FAWS comments on Contrived infinite-torture scenarios: July 2010 - Less Wrong

24 Post author: PlaidX 23 July 2010 11:54PM

You are viewing a comment permalink. View the original post to see all comments and the full post content.

Comments (188)

You are viewing a single comment's thread. Show more comments above.

Comment author: daedalus2u 25 July 2010 01:05:43AM -1 points [-]

To me a reasonable utility function has to have a degree of self-consistency. A reasonable utility function wouldn't value both doing and undoing the same action simultaneously.

If an entity is using a utility function to determine its actions, then for every action the entity can perform, its utility function must be able to determine a utility value which then determines whether the entity does the action or not. If the utility function does not return a value, then the entity still has to act or not act, so the entity still has a utility function for that action (non-action).

The purpose of a utility function is to inform the entity so it seeks to perform actions that result in greater utility. A utility function that is self-contradictory defeats the whole purpose of a utility function. While an arbitrary utility function can in principle occur, an intelligent entity with a self-contradictory utility function would achieve greater utility by modifying its utility function until it was less self-contradictory.

It is probably not possible to have a utility function that is both complete (in that it returns a utility for each action the entity can perform) and consistent (that it returns a single value for the utility of each action the entity can perform) except for very simple entities. An entity complex enough to instantiate arithmetic is complex enough to invoke Gödel's theorem. An entity can substitute a random choice when its utility function does not return a value, but that will result in sub-optimal results.

In the example that FAWS used, a utility function that seeks to annoy me as much as possible, is inconsistent with the entity being an omnipotent AI that can simulate something as complex as me, an entity which can instantiate arithmetic. The only annoyance the AI has caused me is a -1 karma, which to me is less than a single dust mote in the eye.

Comment author: FAWS 25 July 2010 12:10:08PM 1 point [-]

I said as many times, not as much as possible. The AI might value that particular kind and degree of annoyance uniquely, say as a failed FAI that was programmed to maximize rich, not strongly negative human experience according to some screwed up definition of rich experiences, and according to this definition your state of mind between reading and replying to that message scores best, so the AI spends as many computational resources as possible on simulating you reacting to that message.

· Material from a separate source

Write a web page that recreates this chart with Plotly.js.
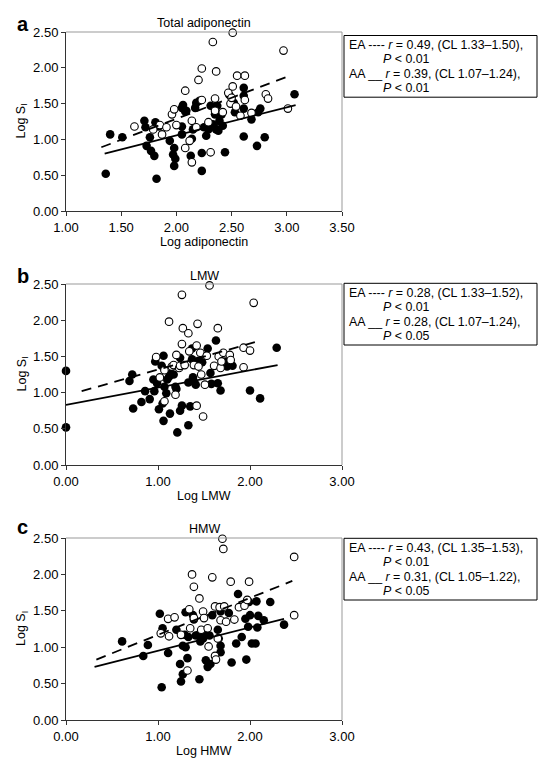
<!DOCTYPE html>
<html>
<head>
<meta charset="utf-8">
<script src="https://cdn.plot.ly/plotly-3.0.1.min.js"></script>
<style>html,body{margin:0;padding:0;background:#fff;}#chart{width:540px;height:767px;}</style>
</head>
<body>
<div id="chart"></div>
<script>
// ---------- Panel a: Total adiponectin ----------
const aFilledX = [1.36,1.40,1.51,1.71,1.72,1.73,1.76,1.77,1.80,1.81,1.84,1.82,1.94,1.98,1.97,1.99,1.98,2.05,2.06,2.05,2.05,2.08,2.09,2.14,2.13,2.15,2.17,2.18,2.21,2.23,2.23,2.25,2.27,2.29,2.31,2.33,2.35,2.36,2.37,2.39,2.41,2.42,2.38,2.44,2.48,2.52,2.53,2.61,2.61,2.61,2.61,2.68,2.73,2.74,2.76,2.80,3.07];
const aFilledY = [0.52,1.07,1.03,1.26,1.17,0.91,1.03,0.84,0.77,1.24,1.18,0.45,0.98,0.88,0.79,0.73,0.63,1.44,1.48,1.18,1.07,1.39,1.40,1.01,0.77,1.14,1.44,1.51,1.54,0.56,0.81,1.17,1.05,1.14,1.47,1.21,1.35,1.14,1.47,1.26,1.35,1.19,1.12,0.82,1.62,1.51,1.38,1.72,1.61,1.43,1.04,1.28,0.91,1.38,1.43,1.03,1.63];
const aOpenX = [1.62,1.79,1.85,1.87,1.91,1.96,1.98,2.00,2.08,2.08,2.12,2.14,2.14,2.18,2.20,2.23,2.23,2.29,2.31,2.33,2.35,2.35,2.36,2.42,2.47,2.49,2.50,2.51,2.51,2.54,2.55,2.58,2.62,2.62,2.68,2.81,2.83,2.97,3.01];
const aOpenY = [1.18,1.14,1.20,1.07,1.17,1.35,1.42,1.20,1.68,0.88,0.98,1.26,0.68,1.17,1.83,1.55,1.99,1.24,0.82,2.36,1.40,1.57,1.95,1.38,1.65,1.50,1.58,1.74,2.49,1.46,1.89,1.33,1.89,1.55,1.37,1.63,1.57,2.24,1.43];
const aEALineX = [1.32,3.01], aEALineY = [0.89,1.88];
const aAALineX = [1.35,3.08], aAALineY = [0.80,1.48];

// ---------- Panel b: LMW ----------
const bFilledX = [0.00,0.00,0.69,0.72,0.73,0.82,0.86,0.91,0.96,0.97,0.95,0.99,1.01,1.05,1.06,1.04,1.06,1.07,1.09,1.10,1.12,1.13,1.14,1.17,1.19,1.20,1.21,1.24,1.24,1.26,1.33,1.33,1.35,1.37,1.38,1.39,1.41,1.37,1.44,1.48,1.54,1.57,1.58,1.63,1.65,1.68,1.73,1.75,1.81,2.00,2.11,2.29];
const bFilledY = [1.30,0.52,1.16,1.25,0.78,0.87,1.02,0.91,1.02,1.43,1.18,1.13,0.77,0.85,1.51,1.37,0.61,1.08,0.99,1.18,1.22,0.71,1.26,1.25,1.08,1.05,0.45,1.48,0.75,0.82,0.55,1.14,0.81,1.61,1.21,1.15,1.11,1.46,1.44,1.42,1.61,1.27,1.12,1.72,1.13,1.03,1.43,1.36,1.37,1.03,0.92,1.62];
const bOpenX = [0.98,1.02,1.07,1.07,1.12,1.15,1.17,1.19,1.20,1.23,1.24,1.26,1.26,1.27,1.29,1.33,1.34,1.39,1.42,1.43,1.42,1.44,1.46,1.47,1.49,1.51,1.53,1.56,1.61,1.65,1.66,1.68,1.69,1.71,1.78,1.79,1.93,1.93,2.00,2.04];
const bOpenY = [1.49,1.21,0.88,1.31,1.98,1.36,1.38,0.97,1.52,1.34,1.37,2.35,1.67,1.89,1.38,1.82,1.57,1.38,1.65,1.95,0.82,1.36,1.55,1.25,0.67,1.11,1.51,2.48,1.37,1.89,1.50,1.34,1.43,1.55,1.52,1.45,1.62,1.35,1.58,2.24];
const bEALineX = [0.17,2.12], bEALineY = [1.02,1.72];
const bAALineX = [0.00,2.30], bAALineY = [0.83,1.38];

// ---------- Panel c: HMW ----------
const cFilledX = [0.61,0.84,0.89,1.02,1.05,1.04,1.11,1.20,1.25,1.24,1.27,1.27,1.29,1.30,1.30,1.32,1.33,1.38,1.39,1.41,1.44,1.45,1.46,1.49,1.51,1.52,1.54,1.57,1.56,1.59,1.65,1.66,1.68,1.68,1.68,1.77,1.80,1.85,1.87,1.91,1.95,1.96,1.98,1.99,2.00,2.02,2.06,2.07,2.08,2.09,2.15,2.22,2.37];
const cFilledY = [1.08,0.88,1.03,1.46,1.26,0.45,0.92,1.24,0.53,0.77,0.63,1.02,1.17,1.48,1.00,0.85,1.14,1.44,1.38,1.16,1.17,0.56,1.08,1.12,1.17,0.82,0.73,0.77,1.16,1.44,1.24,1.12,1.02,0.93,1.49,1.47,0.79,1.05,1.73,1.14,1.39,0.83,1.28,1.62,1.44,1.05,1.05,1.63,1.27,1.43,1.37,1.62,1.31];
const cOpenX = [1.03,1.11,1.12,1.18,1.25,1.32,1.34,1.35,1.37,1.39,1.39,1.45,1.47,1.49,1.50,1.54,1.55,1.59,1.62,1.63,1.62,1.65,1.67,1.68,1.70,1.71,1.72,1.74,1.79,1.83,1.88,1.94,1.97,1.99,2.48,2.48];
const cOpenY = [1.19,1.39,1.15,1.41,1.17,0.68,1.52,1.26,2.00,1.83,1.40,1.67,1.24,1.49,1.40,1.26,1.01,1.96,0.88,0.83,1.56,1.12,1.55,1.37,2.49,2.35,1.56,1.35,1.90,1.38,1.55,1.57,1.65,1.90,2.24,1.44];
const cEALineX = [0.33,2.46], cEALineY = [0.83,1.91];
const cAALineX = [0.31,2.37], cAALineY = [0.73,1.39];

// ---------- Text ----------
const panelLetters = ["a","b","c"];
const panelTitles = ["Total adiponectin","LMW","HMW"];
const xTitles = ["Log adiponectin","Log LMW","Log HMW"];
const yTitle = "Log S<sub>I</sub>";
const xTicksA = [1.0,1.5,2.0,2.5,3.0,3.5];
const xTicksBC = [0,1,2,3];
const yTicks = [0,0.5,1.0,1.5,2.0,2.5];
const legendA = ["EA ---- <i>r</i> = 0.49, (CL 1.33–1.50),","<i>P</i> &lt; 0.01","AA __ <i>r</i> = 0.39, (CL 1.07–1.24),","<i>P</i> &lt; 0.01"];
const legendB = ["EA ---- <i>r</i> = 0.28, (CL 1.33–1.52),","<i>P</i> &lt; 0.01","AA __ <i>r</i> = 0.28, (CL 1.07–1.24),","<i>P</i> &lt; 0.05"];
const legendC = ["EA ---- <i>r</i> = 0.43, (CL 1.35–1.53),","<i>P</i> &lt; 0.01","AA __ <i>r</i> = 0.31, (CL 1.05–1.22),","<i>P</i> &lt; 0.05"];

// ---------- Build ----------
const FONT = "Liberation Sans, Arial, Helvetica, sans-serif";
const W = 540, H = 767, ML = 66, MR = 198, MT = 32, MB = 47;
const PW = W - ML - MR, PH = H - MT - MB;
const px2x = p => (p - ML) / PW;
const px2y = p => (H - MB - p) / PH;

const panels = [
  {fx:aFilledX, fy:aFilledY, ox:aOpenX, oy:aOpenY, ex:aEALineX, ey:aEALineY, sx:aAALineX, sy:aAALineY, leg:legendA, xr:[1,3.5], xt:xTicksA, top:32, bot:211, titleY:23, letterY:24, boxTop:35.5},
  {fx:bFilledX, fy:bFilledY, ox:bOpenX, oy:bOpenY, ex:bEALineX, ey:bEALineY, sx:bAALineX, sy:bAALineY, leg:legendB, xr:[0,3], xt:xTicksBC, top:284, bot:465, titleY:276, letterY:276, boxTop:283.3},
  {fx:cFilledX, fy:cFilledY, ox:cOpenX, oy:cOpenY, ex:cEALineX, ey:cEALineY, sx:cAALineX, sy:cAALineY, leg:legendC, xr:[0,3], xt:xTicksBC, top:538, bot:720, titleY:528.5, letterY:527, boxTop:538.3}
];

const traces = [];
const layout = {
  width: W, height: H,
  margin: {l:ML, r:MR, t:MT, b:MB, pad:0},
  paper_bgcolor: "#fff", plot_bgcolor: "#fff",
  showlegend: false,
  font: {family: FONT, color: "#000", size: 12},
  annotations: [], shapes: []
};

panels.forEach((p, i) => {
  const n = i === 0 ? "" : String(i + 1);
  const xa = "x" + n, ya = "y" + n;
  traces.push({x:p.fx, y:p.fy, xaxis:xa, yaxis:ya, type:"scatter", mode:"markers", cliponaxis:false,
    marker:{symbol:"circle", size:8.6, color:"#000", line:{width:0}}});
  traces.push({x:p.ox, y:p.oy, xaxis:xa, yaxis:ya, type:"scatter", mode:"markers", cliponaxis:false,
    marker:{symbol:"circle", size:7.6, color:"#fff", line:{width:1.1, color:"#000"}}});
  traces.push({x:p.ex, y:p.ey, xaxis:xa, yaxis:ya, type:"scatter", mode:"lines",
    line:{color:"#000", width:1.8, dash:"10px,7px"}});
  traces.push({x:p.sx, y:p.sy, xaxis:xa, yaxis:ya, type:"scatter", mode:"lines",
    line:{color:"#000", width:1.8}});

  layout["xaxis" + n] = {
    domain:[0,1], anchor:ya, range:p.xr, tickvals:p.xt, tickformat:".2f",
    ticks:"outside", ticklen:4, tickwidth:1, tickcolor:"#333",
    showline:true, linecolor:"#333", linewidth:1, showgrid:false, zeroline:false,
    tickfont:{family:FONT, size:13, color:"#000"}, fixedrange:true
  };
  layout["yaxis" + n] = {
    domain:[px2y(p.bot), px2y(p.top)], anchor:xa, range:[0,2.5], tickvals:yTicks, tickformat:".2f",
    ticks:"outside", ticklen:4, tickwidth:1, tickcolor:"#333",
    showline:true, linecolor:"#333", linewidth:1, showgrid:false, zeroline:false,
    tickfont:{family:FONT, size:13, color:"#000"}, fixedrange:true
  };
  // top & right frame lines
  layout.shapes.push({type:"line", xref:xa+" domain", yref:ya+" domain", x0:0, x1:1, y0:1, y1:1, line:{color:"#999", width:1}});
  layout.shapes.push({type:"line", xref:xa+" domain", yref:ya+" domain", x0:1, x1:1, y0:0, y1:1, line:{color:"#999", width:1}});
  // legend box
  const lineStep = 14.4;
  const firstLine = p.boxTop + 9.5;
  const boxBot = firstLine + 3 * lineStep + 9;
  layout.shapes.push({type:"rect", xref:"paper", yref:"paper", x0:px2x(344), x1:px2x(537), y0:px2y(boxBot), y1:px2y(p.boxTop), line:{color:"#000", width:1}});
  p.leg.forEach((t, k) => {
    layout.annotations.push({xref:"paper", yref:"paper", x:px2x(k % 2 === 0 ? 347.5 : 382), y:px2y(firstLine + k * lineStep),
      xanchor:"left", yanchor:"middle", showarrow:false, borderpad:0, text:t, font:{family:FONT, size:12.4, color:"#000"}});
  });
  // panel title
  layout.annotations.push({xref:"paper", yref:"paper", x:0.5, y:px2y(p.titleY), xanchor:"center", yanchor:"middle",
    showarrow:false, text:panelTitles[i], font:{family:FONT, size:12.5, color:"#000"}});
  // letter
  layout.annotations.push({xref:"paper", yref:"paper", x:px2x(22.5), y:px2y(p.letterY), xanchor:"center", yanchor:"middle",
    showarrow:false, text:"<b>" + panelLetters[i] + "</b>", font:{family:FONT, size:20, color:"#000"}});
  // x title
  layout.annotations.push({xref:"paper", yref:"paper", x:0.5, y:px2y(p.bot + 31), xanchor:"center", yanchor:"middle",
    showarrow:false, text:xTitles[i], font:{family:FONT, size:12.5, color:"#000"}});
  // y title
  layout.annotations.push({xref:"paper", yref:"paper", x:px2x(22), y:px2y((p.top + p.bot) / 2), xanchor:"center", yanchor:"middle",
    textangle:-90, showarrow:false, text:yTitle, font:{family:FONT, size:12.5, color:"#000"}});
});

Plotly.newPlot("chart", traces, layout, {staticPlot:true, displayModeBar:false});
</script>
</body>
</html>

Or perhaps it was supposed to value telling the truth to humans, there is a complicated formula for evaluating the value of each statement, due to human error it values telling the truth without being believed higher (the programmer thought non-obvious truths are more valuable), and simulating you reacting to that statement is the most efficient way to make a high scoring true statement that will not be believed.

Or it could value something else entirely that's just not obvious to a human. There should be an infinite number of non-contradictory utility functions valuing doing what it supposedly did, even though the prior for most of them is pretty low (and only a small fraction of them should value still simulating you now, so by now you can be even more sure the original statement was wrong than you could be then for reasons unrelated to your deduction)